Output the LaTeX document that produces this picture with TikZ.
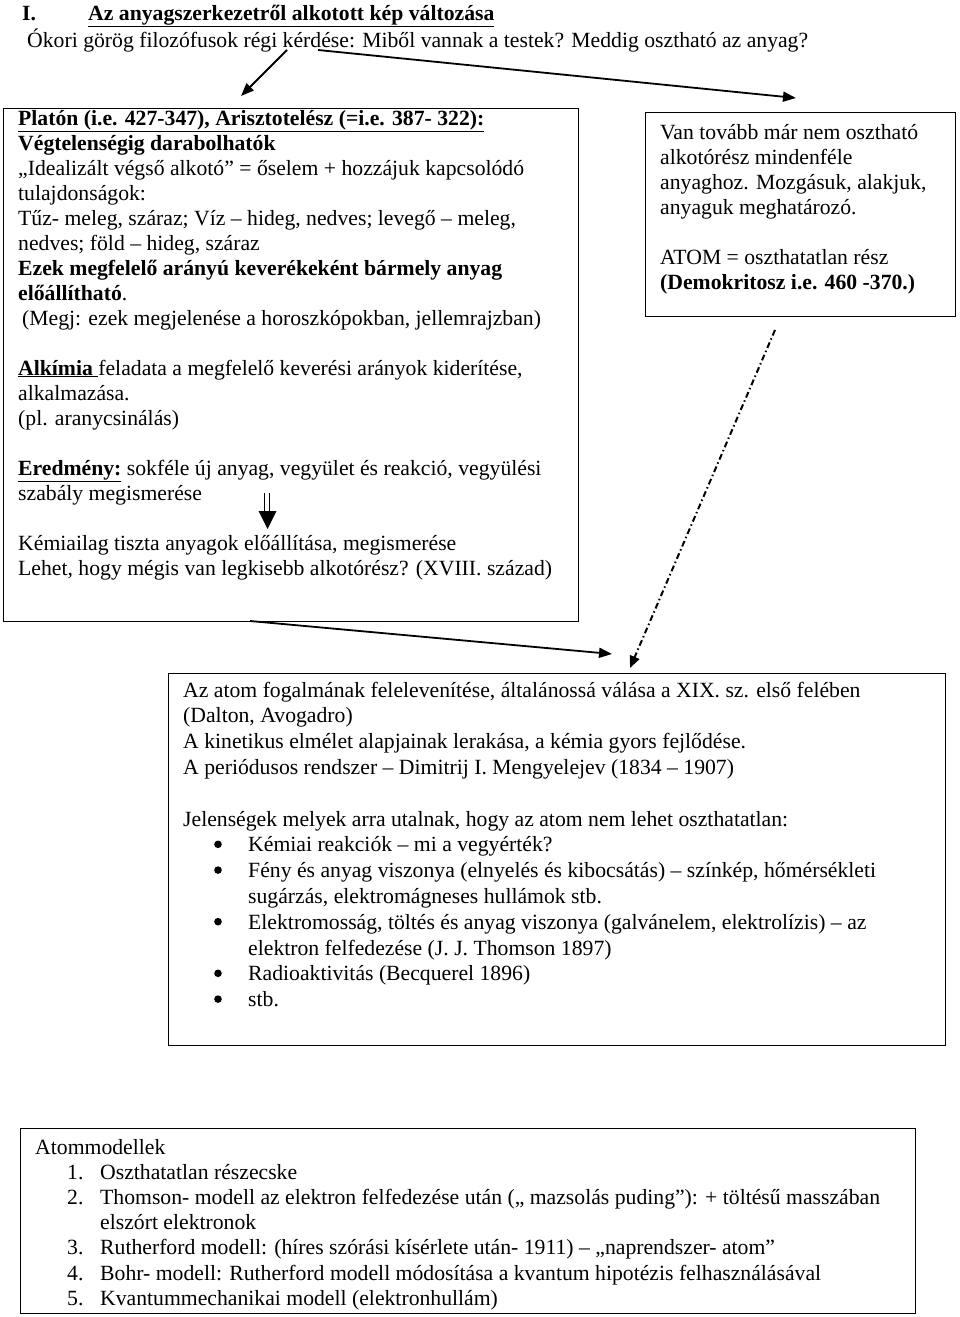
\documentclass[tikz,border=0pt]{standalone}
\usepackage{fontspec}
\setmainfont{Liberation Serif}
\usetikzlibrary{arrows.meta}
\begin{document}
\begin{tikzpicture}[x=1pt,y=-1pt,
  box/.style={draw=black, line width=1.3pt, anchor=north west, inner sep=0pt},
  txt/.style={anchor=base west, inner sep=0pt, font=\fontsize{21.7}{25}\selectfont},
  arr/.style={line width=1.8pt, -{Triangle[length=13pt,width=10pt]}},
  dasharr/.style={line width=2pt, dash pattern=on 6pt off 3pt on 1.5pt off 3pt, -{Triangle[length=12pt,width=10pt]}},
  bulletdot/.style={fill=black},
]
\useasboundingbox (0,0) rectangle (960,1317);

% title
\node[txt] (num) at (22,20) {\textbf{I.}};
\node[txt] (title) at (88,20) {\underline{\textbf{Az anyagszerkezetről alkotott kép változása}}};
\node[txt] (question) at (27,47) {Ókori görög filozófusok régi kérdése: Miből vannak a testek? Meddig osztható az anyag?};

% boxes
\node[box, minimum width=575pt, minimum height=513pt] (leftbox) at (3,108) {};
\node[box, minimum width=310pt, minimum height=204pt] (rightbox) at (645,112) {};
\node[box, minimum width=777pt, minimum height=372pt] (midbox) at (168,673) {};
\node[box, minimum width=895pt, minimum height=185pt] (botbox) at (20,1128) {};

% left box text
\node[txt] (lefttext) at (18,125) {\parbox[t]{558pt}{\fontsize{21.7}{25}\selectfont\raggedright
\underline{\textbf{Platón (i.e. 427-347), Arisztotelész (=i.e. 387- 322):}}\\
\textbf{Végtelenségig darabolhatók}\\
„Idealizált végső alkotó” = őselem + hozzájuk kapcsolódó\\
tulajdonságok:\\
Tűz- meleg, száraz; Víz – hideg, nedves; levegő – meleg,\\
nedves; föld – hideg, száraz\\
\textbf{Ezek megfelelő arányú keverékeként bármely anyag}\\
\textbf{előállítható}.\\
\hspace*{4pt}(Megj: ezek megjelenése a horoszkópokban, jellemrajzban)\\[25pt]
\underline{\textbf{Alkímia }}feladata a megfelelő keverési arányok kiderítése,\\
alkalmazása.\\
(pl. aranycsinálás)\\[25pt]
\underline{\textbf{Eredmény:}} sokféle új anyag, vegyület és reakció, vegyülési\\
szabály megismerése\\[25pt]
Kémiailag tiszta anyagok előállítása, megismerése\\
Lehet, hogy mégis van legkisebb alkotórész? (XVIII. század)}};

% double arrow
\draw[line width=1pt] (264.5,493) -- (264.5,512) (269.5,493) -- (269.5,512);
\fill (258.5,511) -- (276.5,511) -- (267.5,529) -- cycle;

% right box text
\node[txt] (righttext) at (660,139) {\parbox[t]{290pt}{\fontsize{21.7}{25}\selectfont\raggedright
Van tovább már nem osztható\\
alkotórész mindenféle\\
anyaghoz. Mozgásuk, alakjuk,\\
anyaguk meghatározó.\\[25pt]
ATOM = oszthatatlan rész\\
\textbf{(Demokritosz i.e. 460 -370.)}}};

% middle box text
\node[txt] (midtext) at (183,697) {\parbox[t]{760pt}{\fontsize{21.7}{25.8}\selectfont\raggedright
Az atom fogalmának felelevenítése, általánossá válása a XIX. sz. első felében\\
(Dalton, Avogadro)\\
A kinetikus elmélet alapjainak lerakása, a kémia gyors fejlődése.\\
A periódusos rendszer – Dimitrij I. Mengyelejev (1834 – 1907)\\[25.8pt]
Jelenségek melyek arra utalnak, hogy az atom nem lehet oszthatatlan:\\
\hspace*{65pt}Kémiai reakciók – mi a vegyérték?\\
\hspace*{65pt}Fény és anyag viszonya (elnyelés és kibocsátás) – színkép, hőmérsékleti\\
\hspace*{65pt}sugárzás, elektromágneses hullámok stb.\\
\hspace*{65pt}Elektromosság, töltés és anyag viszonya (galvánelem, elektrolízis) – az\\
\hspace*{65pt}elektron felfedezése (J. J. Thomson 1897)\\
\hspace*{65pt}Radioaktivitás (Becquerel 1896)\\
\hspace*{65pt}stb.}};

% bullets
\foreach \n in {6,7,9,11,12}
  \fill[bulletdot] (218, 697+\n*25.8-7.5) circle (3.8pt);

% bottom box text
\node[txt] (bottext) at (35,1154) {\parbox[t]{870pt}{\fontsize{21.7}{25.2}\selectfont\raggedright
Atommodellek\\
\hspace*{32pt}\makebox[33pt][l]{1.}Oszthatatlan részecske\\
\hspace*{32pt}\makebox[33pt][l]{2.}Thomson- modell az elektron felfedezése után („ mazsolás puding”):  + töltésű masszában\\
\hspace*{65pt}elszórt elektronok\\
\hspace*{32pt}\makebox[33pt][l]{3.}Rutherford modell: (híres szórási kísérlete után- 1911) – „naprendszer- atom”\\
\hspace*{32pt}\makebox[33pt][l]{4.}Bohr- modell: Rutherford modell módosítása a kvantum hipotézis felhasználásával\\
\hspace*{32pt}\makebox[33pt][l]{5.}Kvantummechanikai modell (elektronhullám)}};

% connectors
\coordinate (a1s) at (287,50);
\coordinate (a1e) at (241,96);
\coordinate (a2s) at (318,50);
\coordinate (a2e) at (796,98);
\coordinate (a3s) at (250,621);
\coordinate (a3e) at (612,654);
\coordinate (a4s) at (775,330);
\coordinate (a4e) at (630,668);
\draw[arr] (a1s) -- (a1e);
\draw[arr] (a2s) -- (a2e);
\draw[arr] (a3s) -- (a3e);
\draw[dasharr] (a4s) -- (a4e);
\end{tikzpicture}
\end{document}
──────
* [AIM] Leave every image out, and retype the material exactly.

* [THE ANSWER]
Output the LaTeX document that produces this picture with TikZ.
\documentclass[tikz,border=0pt]{standalone}
\usepackage{fontspec}
\setmainfont{Liberation Serif}
\usetikzlibrary{arrows.meta}
\begin{document}
\begin{tikzpicture}[x=1pt,y=-1pt,
  box/.style={draw=black, line width=1.3pt, anchor=north west, inner sep=0pt},
  txt/.style={anchor=base west, inner sep=0pt, font=\fontsize{21.7}{25}\selectfont},
  arr/.style={line width=1.8pt, -{Triangle[length=13pt,width=10pt]}},
  dasharr/.style={line width=2pt, dash pattern=on 6pt off 3pt on 1.5pt off 3pt, -{Triangle[length=12pt,width=10pt]}},
  bulletdot/.style={fill=black},
]
\useasboundingbox (0,0) rectangle (960,1317);

% title
\node[txt] (num) at (22,20) {\textbf{I.}};
\node[txt] (title) at (88,20) {\underline{\textbf{Az anyagszerkezetről alkotott kép változása}}};
\node[txt] (question) at (27,47) {Ókori görög filozófusok régi kérdése: Miből vannak a testek? Meddig osztható az anyag?};

% boxes
\node[box, minimum width=575pt, minimum height=513pt] (leftbox) at (3,108) {};
\node[box, minimum width=310pt, minimum height=204pt] (rightbox) at (645,112) {};
\node[box, minimum width=777pt, minimum height=372pt] (midbox) at (168,673) {};
\node[box, minimum width=895pt, minimum height=185pt] (botbox) at (20,1128) {};

% left box text
\node[txt] (lefttext) at (18,125) {\parbox[t]{558pt}{\fontsize{21.7}{25}\selectfont\raggedright
\underline{\textbf{Platón (i.e. 427-347), Arisztotelész (=i.e. 387- 322):}}\\
\textbf{Végtelenségig darabolhatók}\\
„Idealizált végső alkotó” = őselem + hozzájuk kapcsolódó\\
tulajdonságok:\\
Tűz- meleg, száraz; Víz – hideg, nedves; levegő – meleg,\\
nedves; föld – hideg, száraz\\
\textbf{Ezek megfelelő arányú keverékeként bármely anyag}\\
\textbf{előállítható}.\\
\hspace*{4pt}(Megj: ezek megjelenése a horoszkópokban, jellemrajzban)\\[25pt]
\underline{\textbf{Alkímia }}feladata a megfelelő keverési arányok kiderítése,\\
alkalmazása.\\
(pl. aranycsinálás)\\[25pt]
\underline{\textbf{Eredmény:}} sokféle új anyag, vegyület és reakció, vegyülési\\
szabály megismerése\\[25pt]
Kémiailag tiszta anyagok előállítása, megismerése\\
Lehet, hogy mégis van legkisebb alkotórész? (XVIII. század)}};

% double arrow
\draw[line width=1pt] (264.5,493) -- (264.5,512) (269.5,493) -- (269.5,512);
\fill (258.5,511) -- (276.5,511) -- (267.5,529) -- cycle;

% right box text
\node[txt] (righttext) at (660,139) {\parbox[t]{290pt}{\fontsize{21.7}{25}\selectfont\raggedright
Van tovább már nem osztható\\
alkotórész mindenféle\\
anyaghoz. Mozgásuk, alakjuk,\\
anyaguk meghatározó.\\[25pt]
ATOM = oszthatatlan rész\\
\textbf{(Demokritosz i.e. 460 -370.)}}};

% middle box text
\node[txt] (midtext) at (183,697) {\parbox[t]{760pt}{\fontsize{21.7}{25.8}\selectfont\raggedright
Az atom fogalmának felelevenítése, általánossá válása a XIX. sz. első felében\\
(Dalton, Avogadro)\\
A kinetikus elmélet alapjainak lerakása, a kémia gyors fejlődése.\\
A periódusos rendszer – Dimitrij I. Mengyelejev (1834 – 1907)\\[25.8pt]
Jelenségek melyek arra utalnak, hogy az atom nem lehet oszthatatlan:\\
\hspace*{65pt}Kémiai reakciók – mi a vegyérték?\\
\hspace*{65pt}Fény és anyag viszonya (elnyelés és kibocsátás) – színkép, hőmérsékleti\\
\hspace*{65pt}sugárzás, elektromágneses hullámok stb.\\
\hspace*{65pt}Elektromosság, töltés és anyag viszonya (galvánelem, elektrolízis) – az\\
\hspace*{65pt}elektron felfedezése (J. J. Thomson 1897)\\
\hspace*{65pt}Radioaktivitás (Becquerel 1896)\\
\hspace*{65pt}stb.}};

% bullets
\foreach \n in {6,7,9,11,12}
  \fill[bulletdot] (218, 697+\n*25.8-7.5) circle (3.8pt);

% bottom box text
\node[txt] (bottext) at (35,1154) {\parbox[t]{870pt}{\fontsize{21.7}{25.2}\selectfont\raggedright
Atommodellek\\
\hspace*{32pt}\makebox[33pt][l]{1.}Oszthatatlan részecske\\
\hspace*{32pt}\makebox[33pt][l]{2.}Thomson- modell az elektron felfedezése után („ mazsolás puding”):  + töltésű masszában\\
\hspace*{65pt}elszórt elektronok\\
\hspace*{32pt}\makebox[33pt][l]{3.}Rutherford modell: (híres szórási kísérlete után- 1911) – „naprendszer- atom”\\
\hspace*{32pt}\makebox[33pt][l]{4.}Bohr- modell: Rutherford modell módosítása a kvantum hipotézis felhasználásával\\
\hspace*{32pt}\makebox[33pt][l]{5.}Kvantummechanikai modell (elektronhullám)}};

% connectors
\coordinate (a1s) at (287,50);
\coordinate (a1e) at (241,96);
\coordinate (a2s) at (318,50);
\coordinate (a2e) at (796,98);
\coordinate (a3s) at (250,621);
\coordinate (a3e) at (612,654);
\coordinate (a4s) at (775,330);
\coordinate (a4e) at (630,668);
\draw[arr] (a1s) -- (a1e);
\draw[arr] (a2s) -- (a2e);
\draw[arr] (a3s) -- (a3e);
\draw[dasharr] (a4s) -- (a4e);
\end{tikzpicture}
\end{document}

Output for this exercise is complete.